I’m not a musicologist nor a musician, however if they’re calling guitarists like Philadelphia’s Kevin Hanson to the witness stand to play the intro to both Spirit’s “Taurus” and Led Zeppelin’s “Stairway to Heaven” in copyright court to display the differences…I’d certainly watch a video deposition of someone doing the same for the introductory acoustic guitar riff for “Angie” and “Hotel California”, a song now four full decades into being absolutely inescapable.
This was from the seventies Rolling Stones Records era of the Stones, which is to say a slightly less litigious time frame than the Allen Klein ABCKO Records mid-60’s era. For those unfamiliar, it was Klein’s legal crew who crushed Richard Ashcroft & Company in court over their use of Andrew Loog Oldham’s symphonic rendition of “The Last Time” which they sampled for their first-and still only-worldwide smash hit “Bittersweet Symphony”.

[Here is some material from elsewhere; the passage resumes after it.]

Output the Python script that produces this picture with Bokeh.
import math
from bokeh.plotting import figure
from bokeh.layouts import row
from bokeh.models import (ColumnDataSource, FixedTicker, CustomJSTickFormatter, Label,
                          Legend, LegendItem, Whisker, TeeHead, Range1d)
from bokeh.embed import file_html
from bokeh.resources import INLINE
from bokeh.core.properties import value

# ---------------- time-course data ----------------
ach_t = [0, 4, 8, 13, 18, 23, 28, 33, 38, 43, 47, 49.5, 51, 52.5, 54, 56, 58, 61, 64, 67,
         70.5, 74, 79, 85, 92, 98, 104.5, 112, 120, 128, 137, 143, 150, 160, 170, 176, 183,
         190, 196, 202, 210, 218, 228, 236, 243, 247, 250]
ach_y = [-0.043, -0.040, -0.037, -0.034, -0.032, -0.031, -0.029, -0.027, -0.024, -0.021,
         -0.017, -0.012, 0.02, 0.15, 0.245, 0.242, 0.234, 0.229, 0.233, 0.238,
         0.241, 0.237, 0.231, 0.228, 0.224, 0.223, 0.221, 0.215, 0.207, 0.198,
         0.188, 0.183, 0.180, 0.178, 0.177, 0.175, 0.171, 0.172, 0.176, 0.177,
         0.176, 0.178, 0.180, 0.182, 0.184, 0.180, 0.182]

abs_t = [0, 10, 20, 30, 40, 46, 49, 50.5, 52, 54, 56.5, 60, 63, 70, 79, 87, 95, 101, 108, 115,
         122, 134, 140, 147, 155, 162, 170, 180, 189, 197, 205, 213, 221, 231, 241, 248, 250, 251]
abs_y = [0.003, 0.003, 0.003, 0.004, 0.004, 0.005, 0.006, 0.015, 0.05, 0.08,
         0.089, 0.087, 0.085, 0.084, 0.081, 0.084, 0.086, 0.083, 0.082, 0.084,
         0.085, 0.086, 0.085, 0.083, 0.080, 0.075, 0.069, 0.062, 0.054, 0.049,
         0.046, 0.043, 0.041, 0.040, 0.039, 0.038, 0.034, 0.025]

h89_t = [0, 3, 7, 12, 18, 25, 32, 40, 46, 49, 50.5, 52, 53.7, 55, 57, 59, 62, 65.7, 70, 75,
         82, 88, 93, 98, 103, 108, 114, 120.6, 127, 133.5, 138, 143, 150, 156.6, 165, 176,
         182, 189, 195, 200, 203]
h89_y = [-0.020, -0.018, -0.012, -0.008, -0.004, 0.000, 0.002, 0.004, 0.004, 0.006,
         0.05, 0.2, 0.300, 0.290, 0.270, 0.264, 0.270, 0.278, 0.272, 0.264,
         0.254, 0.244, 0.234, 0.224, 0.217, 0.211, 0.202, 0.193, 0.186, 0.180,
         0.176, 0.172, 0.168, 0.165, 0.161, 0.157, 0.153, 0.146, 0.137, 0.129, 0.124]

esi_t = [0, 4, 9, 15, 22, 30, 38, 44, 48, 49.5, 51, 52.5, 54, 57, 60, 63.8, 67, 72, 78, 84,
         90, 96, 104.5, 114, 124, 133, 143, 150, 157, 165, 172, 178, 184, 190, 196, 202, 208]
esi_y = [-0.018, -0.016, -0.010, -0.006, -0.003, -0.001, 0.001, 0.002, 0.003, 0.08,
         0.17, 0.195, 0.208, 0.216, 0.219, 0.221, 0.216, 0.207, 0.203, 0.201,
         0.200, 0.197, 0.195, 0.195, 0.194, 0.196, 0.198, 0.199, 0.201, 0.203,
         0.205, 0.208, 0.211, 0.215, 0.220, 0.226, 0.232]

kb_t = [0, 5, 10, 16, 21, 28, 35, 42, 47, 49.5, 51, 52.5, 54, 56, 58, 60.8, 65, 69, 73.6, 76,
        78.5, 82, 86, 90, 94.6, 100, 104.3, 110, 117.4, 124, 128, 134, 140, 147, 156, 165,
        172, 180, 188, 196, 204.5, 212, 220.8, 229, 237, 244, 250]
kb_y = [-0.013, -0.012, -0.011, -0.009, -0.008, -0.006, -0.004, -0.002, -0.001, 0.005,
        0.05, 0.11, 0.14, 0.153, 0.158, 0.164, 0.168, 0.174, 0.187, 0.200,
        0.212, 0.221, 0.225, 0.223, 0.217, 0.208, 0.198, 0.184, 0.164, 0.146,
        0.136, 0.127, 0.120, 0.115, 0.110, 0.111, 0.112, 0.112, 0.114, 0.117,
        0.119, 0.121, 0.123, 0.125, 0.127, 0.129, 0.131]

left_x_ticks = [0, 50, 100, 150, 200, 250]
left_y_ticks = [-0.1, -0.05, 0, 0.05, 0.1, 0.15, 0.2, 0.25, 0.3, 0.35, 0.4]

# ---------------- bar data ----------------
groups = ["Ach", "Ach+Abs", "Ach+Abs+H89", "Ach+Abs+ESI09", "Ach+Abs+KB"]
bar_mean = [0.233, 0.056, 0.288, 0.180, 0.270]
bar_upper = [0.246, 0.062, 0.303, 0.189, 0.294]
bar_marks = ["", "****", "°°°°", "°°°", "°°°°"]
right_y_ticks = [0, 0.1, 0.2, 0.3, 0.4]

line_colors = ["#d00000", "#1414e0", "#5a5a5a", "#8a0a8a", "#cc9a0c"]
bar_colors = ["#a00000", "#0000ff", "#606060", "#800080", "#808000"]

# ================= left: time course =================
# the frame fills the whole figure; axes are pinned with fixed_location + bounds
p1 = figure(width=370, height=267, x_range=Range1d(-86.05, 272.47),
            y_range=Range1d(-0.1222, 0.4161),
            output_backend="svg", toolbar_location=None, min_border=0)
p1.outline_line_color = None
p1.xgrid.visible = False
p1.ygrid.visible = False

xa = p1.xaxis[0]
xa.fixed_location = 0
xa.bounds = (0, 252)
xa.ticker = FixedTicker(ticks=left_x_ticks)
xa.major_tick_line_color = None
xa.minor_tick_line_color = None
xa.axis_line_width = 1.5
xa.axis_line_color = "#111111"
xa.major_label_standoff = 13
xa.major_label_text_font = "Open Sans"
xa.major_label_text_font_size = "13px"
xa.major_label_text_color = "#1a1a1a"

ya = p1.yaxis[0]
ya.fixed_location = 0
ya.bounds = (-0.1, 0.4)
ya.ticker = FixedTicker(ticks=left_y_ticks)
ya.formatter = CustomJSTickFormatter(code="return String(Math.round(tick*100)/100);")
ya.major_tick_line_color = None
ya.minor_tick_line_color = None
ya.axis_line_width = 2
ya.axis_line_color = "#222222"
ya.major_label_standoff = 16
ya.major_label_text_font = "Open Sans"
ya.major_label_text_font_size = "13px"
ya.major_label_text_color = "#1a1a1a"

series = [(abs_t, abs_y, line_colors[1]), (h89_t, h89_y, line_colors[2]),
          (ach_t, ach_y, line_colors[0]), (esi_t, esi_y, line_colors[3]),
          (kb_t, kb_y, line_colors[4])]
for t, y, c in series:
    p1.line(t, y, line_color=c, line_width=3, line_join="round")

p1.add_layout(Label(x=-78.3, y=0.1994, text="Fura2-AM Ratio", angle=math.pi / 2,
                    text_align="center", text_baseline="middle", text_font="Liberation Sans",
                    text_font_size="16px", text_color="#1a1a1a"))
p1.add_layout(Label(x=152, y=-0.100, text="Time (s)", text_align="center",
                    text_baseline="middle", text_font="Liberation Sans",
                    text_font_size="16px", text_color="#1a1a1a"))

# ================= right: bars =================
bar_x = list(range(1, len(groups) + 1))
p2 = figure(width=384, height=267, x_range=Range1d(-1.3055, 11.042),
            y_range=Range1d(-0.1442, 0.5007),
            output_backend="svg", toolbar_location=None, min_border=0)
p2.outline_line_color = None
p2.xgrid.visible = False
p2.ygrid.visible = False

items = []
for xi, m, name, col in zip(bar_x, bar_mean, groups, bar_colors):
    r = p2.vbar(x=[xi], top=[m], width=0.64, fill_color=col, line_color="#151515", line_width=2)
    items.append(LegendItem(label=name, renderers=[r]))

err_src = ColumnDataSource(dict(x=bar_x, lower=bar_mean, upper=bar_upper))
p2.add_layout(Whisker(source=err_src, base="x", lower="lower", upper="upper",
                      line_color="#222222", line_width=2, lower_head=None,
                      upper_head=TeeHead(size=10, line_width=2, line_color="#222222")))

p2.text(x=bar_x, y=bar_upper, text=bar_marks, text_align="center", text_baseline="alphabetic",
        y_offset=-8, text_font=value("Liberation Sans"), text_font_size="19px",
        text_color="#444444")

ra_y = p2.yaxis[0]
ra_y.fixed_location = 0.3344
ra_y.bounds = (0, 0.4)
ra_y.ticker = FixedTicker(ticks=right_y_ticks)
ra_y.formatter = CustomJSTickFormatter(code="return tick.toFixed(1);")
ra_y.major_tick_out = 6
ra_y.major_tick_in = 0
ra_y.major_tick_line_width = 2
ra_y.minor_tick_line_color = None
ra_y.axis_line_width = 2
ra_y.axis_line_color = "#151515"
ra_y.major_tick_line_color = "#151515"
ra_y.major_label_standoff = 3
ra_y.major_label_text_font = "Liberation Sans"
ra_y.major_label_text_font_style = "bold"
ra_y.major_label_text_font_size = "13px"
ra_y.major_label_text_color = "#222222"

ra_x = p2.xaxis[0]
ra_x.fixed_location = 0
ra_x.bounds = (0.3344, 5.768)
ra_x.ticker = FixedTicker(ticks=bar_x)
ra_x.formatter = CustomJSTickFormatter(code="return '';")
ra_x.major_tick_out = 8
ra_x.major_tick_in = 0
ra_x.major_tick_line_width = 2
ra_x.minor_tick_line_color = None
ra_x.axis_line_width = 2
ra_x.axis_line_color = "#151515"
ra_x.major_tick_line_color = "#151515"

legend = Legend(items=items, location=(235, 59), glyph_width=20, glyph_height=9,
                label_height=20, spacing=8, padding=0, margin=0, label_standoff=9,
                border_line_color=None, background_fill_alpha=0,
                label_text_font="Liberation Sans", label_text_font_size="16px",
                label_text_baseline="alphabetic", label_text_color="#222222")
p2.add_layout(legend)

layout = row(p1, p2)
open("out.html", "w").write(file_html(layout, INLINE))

Did the Stones just decide they didn’t need to fully stoke the fires of a potential East of The Atlantic/West Coast rock beef?
Would calling out their biggest competition for rock supremacy in the mid-70’s have re-ignited Old Country/Former Colony tensions and taken us straight back to the War of 1812?
“C’est La Vie, say the old folks, it goes to show you never can tell.”
Maybe Mick decided to let sleeping dogs lie because “Angie” has long been rumored to be a song about him being a dirty-macking dog with David Bowie’s first wife.
Or perhaps Keith, who was somewhat critical of his own band’s partaking in the “Bittersweet Symphony” case, simply decided that even without that he was “crazy straight” and “still spending Verve money from ‘98”.
Props to the five people in here familiar enough with both Britpop copyright kerfuffles and Jay-Z’s debut album in order to fully get that joke.
Whatever the case, or non-case may be, you can’t say we never tried.